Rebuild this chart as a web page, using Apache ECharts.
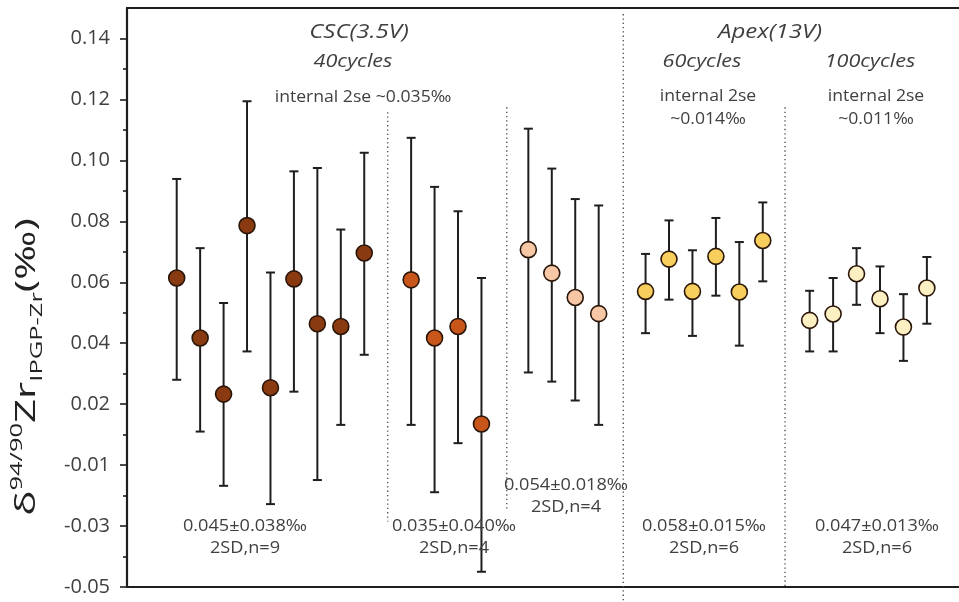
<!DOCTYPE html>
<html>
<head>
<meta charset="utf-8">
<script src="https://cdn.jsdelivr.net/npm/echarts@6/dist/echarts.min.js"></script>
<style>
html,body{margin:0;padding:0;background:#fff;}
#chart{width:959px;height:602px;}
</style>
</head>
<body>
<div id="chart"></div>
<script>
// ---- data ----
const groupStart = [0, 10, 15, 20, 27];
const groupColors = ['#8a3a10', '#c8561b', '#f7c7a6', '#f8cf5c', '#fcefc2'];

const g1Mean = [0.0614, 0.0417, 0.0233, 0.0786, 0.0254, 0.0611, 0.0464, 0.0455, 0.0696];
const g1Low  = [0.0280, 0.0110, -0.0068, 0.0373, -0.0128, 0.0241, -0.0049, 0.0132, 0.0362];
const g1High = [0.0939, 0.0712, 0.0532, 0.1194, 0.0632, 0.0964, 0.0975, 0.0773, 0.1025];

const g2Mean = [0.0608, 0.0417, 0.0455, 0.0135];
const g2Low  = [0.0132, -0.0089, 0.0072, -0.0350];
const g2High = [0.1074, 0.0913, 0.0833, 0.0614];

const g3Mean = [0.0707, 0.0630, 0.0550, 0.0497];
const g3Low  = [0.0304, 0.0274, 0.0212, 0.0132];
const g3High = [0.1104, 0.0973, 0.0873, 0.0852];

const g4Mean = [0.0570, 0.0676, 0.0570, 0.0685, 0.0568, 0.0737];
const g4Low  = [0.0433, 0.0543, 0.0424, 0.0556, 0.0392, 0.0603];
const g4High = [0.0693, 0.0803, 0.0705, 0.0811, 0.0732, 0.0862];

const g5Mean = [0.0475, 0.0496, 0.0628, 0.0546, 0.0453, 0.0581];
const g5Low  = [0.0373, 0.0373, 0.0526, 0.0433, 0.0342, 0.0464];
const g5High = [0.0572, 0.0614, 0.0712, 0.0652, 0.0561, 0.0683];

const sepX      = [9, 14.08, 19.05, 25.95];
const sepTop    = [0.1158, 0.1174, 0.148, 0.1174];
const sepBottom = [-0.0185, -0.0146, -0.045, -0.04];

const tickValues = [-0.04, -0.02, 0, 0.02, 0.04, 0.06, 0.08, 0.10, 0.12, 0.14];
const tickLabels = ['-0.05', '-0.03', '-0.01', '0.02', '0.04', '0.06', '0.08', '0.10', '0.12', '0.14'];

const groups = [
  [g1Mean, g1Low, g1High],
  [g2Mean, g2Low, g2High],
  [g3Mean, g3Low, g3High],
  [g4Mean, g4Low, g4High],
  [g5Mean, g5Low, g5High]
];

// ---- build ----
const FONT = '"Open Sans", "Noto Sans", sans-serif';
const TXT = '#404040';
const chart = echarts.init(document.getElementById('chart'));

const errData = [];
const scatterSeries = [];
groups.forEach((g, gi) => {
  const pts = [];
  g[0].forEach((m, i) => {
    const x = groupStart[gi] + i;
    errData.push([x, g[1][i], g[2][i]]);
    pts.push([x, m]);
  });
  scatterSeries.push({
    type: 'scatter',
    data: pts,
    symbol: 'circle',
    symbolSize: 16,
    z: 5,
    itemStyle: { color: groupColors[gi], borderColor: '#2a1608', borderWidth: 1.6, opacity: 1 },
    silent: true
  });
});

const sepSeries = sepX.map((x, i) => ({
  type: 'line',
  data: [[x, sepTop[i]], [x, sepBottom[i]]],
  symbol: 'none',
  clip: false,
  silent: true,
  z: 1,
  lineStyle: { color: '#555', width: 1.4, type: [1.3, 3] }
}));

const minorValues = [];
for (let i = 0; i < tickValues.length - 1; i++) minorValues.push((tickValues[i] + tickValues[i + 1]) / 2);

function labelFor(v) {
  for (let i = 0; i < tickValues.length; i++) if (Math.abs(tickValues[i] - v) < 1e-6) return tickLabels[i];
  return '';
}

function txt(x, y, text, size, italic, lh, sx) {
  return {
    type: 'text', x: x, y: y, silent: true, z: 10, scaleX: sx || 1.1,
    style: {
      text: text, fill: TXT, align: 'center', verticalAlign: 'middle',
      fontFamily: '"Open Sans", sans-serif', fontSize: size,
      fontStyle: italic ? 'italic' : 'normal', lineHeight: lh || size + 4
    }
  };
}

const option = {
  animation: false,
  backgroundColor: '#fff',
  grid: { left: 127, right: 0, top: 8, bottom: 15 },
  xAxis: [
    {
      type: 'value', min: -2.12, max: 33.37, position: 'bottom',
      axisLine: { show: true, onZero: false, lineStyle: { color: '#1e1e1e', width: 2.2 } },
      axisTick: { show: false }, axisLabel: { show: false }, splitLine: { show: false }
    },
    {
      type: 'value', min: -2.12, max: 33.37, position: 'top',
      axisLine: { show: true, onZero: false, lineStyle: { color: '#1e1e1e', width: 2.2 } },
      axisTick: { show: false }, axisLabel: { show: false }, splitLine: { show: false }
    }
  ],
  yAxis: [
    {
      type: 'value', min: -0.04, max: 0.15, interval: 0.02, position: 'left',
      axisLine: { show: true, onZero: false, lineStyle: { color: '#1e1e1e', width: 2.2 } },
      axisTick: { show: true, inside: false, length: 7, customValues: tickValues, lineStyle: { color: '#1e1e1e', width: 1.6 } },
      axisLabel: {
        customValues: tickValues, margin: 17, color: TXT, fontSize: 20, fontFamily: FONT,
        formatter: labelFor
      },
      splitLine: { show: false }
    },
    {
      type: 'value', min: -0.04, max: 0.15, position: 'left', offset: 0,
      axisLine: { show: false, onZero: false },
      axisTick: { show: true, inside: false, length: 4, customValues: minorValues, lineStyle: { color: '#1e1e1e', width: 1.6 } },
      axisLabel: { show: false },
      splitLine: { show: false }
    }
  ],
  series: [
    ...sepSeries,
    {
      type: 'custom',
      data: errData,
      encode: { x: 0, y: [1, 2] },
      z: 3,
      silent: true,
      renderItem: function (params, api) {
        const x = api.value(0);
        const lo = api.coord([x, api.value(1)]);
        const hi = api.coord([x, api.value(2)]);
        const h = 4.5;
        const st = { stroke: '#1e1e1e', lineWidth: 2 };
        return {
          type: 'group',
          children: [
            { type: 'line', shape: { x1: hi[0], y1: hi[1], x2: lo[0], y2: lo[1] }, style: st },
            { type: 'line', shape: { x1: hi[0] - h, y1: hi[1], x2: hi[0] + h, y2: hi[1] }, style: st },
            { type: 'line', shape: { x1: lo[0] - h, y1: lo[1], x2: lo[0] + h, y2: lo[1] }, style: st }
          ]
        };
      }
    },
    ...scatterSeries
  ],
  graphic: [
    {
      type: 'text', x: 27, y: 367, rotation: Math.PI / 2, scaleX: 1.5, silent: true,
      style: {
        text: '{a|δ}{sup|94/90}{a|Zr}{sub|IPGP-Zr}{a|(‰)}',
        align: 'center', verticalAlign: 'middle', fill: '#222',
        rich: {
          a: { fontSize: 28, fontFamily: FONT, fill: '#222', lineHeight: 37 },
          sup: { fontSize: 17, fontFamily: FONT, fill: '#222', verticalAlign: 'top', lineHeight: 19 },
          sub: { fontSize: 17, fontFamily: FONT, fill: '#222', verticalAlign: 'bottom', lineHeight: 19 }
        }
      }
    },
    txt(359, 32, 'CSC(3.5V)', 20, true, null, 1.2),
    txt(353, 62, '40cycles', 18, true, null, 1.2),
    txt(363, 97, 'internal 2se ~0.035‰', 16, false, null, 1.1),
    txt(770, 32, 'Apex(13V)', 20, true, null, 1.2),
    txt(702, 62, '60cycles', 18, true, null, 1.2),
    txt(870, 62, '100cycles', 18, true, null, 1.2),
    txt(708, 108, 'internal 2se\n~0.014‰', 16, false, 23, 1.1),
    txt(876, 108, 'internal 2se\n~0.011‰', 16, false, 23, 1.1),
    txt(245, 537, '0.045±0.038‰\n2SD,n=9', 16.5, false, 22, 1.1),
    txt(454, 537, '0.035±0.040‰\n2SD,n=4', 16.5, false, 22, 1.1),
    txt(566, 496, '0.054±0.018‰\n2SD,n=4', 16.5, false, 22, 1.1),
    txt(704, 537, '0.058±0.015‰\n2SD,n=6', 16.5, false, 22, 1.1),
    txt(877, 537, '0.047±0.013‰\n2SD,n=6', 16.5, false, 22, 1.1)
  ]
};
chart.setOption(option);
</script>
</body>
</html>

_____

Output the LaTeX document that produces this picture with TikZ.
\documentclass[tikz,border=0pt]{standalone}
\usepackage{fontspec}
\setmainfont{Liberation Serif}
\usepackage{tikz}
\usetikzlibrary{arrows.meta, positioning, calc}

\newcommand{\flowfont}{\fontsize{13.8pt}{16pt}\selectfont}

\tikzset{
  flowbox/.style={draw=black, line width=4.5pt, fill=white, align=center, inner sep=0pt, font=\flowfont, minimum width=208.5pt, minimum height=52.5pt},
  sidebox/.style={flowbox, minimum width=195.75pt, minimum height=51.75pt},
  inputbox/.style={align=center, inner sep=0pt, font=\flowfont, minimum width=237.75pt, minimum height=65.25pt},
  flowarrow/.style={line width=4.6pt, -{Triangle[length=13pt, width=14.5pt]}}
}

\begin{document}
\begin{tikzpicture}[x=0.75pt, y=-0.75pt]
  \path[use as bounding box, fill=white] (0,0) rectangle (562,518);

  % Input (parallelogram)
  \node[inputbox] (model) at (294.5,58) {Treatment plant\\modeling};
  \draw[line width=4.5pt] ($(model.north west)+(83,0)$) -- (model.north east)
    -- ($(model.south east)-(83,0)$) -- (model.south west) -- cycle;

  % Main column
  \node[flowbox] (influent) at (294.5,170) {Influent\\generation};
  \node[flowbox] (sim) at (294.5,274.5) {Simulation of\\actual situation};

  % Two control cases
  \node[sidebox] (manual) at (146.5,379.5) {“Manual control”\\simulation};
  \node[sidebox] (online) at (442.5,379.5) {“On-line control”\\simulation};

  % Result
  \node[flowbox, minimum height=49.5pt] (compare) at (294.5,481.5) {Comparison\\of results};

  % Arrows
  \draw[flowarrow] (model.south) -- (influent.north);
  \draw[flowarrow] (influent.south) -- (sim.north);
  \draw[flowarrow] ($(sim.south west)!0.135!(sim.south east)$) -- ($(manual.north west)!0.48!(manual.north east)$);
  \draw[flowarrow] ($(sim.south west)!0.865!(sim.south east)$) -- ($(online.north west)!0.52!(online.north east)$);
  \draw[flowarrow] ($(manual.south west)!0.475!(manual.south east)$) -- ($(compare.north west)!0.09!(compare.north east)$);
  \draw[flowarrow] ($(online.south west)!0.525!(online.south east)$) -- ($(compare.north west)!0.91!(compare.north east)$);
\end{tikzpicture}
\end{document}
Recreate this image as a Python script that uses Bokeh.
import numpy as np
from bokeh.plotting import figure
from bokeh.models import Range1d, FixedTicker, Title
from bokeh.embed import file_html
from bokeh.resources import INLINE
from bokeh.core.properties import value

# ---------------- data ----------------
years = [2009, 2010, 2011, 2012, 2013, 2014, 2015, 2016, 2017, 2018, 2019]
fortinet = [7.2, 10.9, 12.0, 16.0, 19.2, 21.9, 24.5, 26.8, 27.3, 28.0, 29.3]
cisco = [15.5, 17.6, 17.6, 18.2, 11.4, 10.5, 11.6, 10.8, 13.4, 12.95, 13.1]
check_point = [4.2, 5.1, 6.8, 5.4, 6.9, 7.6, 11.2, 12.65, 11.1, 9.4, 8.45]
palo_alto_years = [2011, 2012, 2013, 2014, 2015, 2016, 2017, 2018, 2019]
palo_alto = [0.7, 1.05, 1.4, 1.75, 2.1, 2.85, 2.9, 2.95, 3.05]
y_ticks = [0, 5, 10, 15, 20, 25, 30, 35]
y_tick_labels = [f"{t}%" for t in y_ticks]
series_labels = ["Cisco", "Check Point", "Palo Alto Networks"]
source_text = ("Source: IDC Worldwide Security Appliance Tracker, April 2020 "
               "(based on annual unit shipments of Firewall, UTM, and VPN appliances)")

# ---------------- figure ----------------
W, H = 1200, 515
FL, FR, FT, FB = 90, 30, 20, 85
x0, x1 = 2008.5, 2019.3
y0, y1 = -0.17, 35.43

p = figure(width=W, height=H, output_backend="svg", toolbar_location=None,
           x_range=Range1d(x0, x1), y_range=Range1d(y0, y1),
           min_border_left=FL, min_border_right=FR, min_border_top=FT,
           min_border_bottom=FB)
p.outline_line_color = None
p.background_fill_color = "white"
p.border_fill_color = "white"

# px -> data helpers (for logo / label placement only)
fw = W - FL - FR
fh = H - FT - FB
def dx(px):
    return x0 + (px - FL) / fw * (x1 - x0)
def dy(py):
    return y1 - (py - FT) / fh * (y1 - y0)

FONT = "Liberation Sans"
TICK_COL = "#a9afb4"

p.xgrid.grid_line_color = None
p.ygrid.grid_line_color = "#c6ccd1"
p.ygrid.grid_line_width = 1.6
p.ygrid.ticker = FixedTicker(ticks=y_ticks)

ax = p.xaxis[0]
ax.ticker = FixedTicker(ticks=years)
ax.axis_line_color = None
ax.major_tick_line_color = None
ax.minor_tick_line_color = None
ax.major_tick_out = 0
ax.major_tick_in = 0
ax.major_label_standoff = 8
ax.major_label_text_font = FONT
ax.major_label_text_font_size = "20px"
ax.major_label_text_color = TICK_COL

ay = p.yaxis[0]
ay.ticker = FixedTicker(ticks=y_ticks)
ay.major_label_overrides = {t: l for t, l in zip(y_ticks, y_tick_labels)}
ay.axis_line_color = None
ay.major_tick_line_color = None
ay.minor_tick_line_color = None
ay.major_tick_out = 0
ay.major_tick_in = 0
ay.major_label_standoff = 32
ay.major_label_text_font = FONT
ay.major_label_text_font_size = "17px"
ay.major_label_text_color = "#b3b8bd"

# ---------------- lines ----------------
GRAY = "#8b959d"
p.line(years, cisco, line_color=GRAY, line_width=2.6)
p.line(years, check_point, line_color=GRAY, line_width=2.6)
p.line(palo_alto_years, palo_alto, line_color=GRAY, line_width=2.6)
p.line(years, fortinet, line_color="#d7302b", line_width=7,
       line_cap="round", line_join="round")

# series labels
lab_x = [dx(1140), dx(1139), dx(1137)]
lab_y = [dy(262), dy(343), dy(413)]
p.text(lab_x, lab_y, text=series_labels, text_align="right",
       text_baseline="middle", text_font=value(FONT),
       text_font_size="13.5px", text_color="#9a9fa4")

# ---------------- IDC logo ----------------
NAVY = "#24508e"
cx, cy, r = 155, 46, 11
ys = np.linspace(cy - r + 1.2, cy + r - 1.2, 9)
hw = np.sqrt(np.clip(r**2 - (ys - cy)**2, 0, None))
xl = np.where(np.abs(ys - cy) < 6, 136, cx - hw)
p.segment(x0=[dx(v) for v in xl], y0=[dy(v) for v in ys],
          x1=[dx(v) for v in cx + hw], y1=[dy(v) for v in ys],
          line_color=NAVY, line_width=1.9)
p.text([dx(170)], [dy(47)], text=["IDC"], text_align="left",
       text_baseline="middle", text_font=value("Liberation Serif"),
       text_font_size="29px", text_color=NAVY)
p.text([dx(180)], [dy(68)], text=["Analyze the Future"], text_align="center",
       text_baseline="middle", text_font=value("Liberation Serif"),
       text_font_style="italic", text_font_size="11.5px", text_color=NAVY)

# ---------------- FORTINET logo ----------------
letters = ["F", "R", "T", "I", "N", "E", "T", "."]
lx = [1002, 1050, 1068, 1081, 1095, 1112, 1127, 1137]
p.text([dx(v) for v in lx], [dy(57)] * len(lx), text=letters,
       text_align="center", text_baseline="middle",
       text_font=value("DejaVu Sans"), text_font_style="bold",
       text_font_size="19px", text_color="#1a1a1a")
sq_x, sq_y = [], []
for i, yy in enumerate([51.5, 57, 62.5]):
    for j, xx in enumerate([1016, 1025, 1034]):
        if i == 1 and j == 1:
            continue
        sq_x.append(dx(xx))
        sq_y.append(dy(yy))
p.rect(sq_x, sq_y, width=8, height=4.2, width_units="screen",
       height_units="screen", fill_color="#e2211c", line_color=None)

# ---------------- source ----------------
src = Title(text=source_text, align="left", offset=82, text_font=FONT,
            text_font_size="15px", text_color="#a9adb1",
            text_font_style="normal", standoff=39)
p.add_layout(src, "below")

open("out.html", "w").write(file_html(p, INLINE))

_____

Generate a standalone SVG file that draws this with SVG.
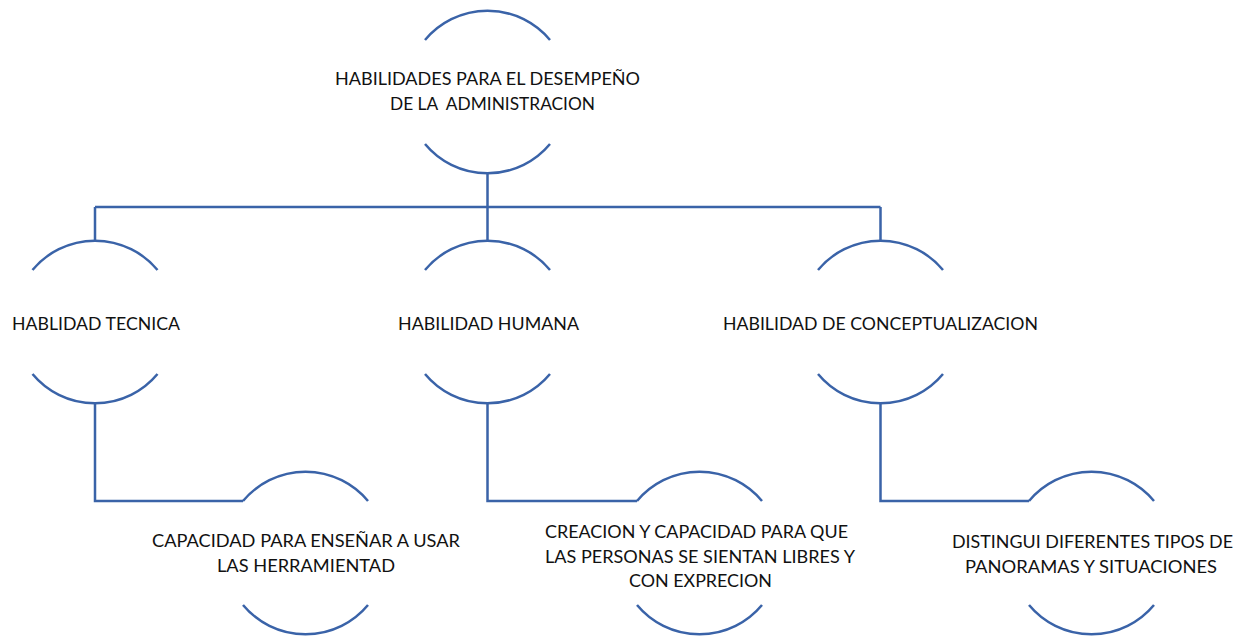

_____

◆ **Written problem**: Your job is to reproduce the lines from the one with "Rebuild this chart" through the one with "const g3High = [0.1104, 0.0973, 0.0873, 0.0852];", both kept, exactly as they are. Leave out the pictures.

◆ **Answer in full**:
Rebuild this chart as a web page, using Apache ECharts.
<!DOCTYPE html>
<html>
<head>
<meta charset="utf-8">
<script src="https://cdn.jsdelivr.net/npm/echarts@6/dist/echarts.min.js"></script>
<style>
html,body{margin:0;padding:0;background:#fff;}
#chart{width:959px;height:602px;}
</style>
</head>
<body>
<div id="chart"></div>
<script>
// ---- data ----
const groupStart = [0, 10, 15, 20, 27];
const groupColors = ['#8a3a10', '#c8561b', '#f7c7a6', '#f8cf5c', '#fcefc2'];

const g1Mean = [0.0614, 0.0417, 0.0233, 0.0786, 0.0254, 0.0611, 0.0464, 0.0455, 0.0696];
const g1Low  = [0.0280, 0.0110, -0.0068, 0.0373, -0.0128, 0.0241, -0.0049, 0.0132, 0.0362];
const g1High = [0.0939, 0.0712, 0.0532, 0.1194, 0.0632, 0.0964, 0.0975, 0.0773, 0.1025];

const g2Mean = [0.0608, 0.0417, 0.0455, 0.0135];
const g2Low  = [0.0132, -0.0089, 0.0072, -0.0350];
const g2High = [0.1074, 0.0913, 0.0833, 0.0614];

const g3Mean = [0.0707, 0.0630, 0.0550, 0.0497];
const g3Low  = [0.0304, 0.0274, 0.0212, 0.0132];
const g3High = [0.1104, 0.0973, 0.0873, 0.0852];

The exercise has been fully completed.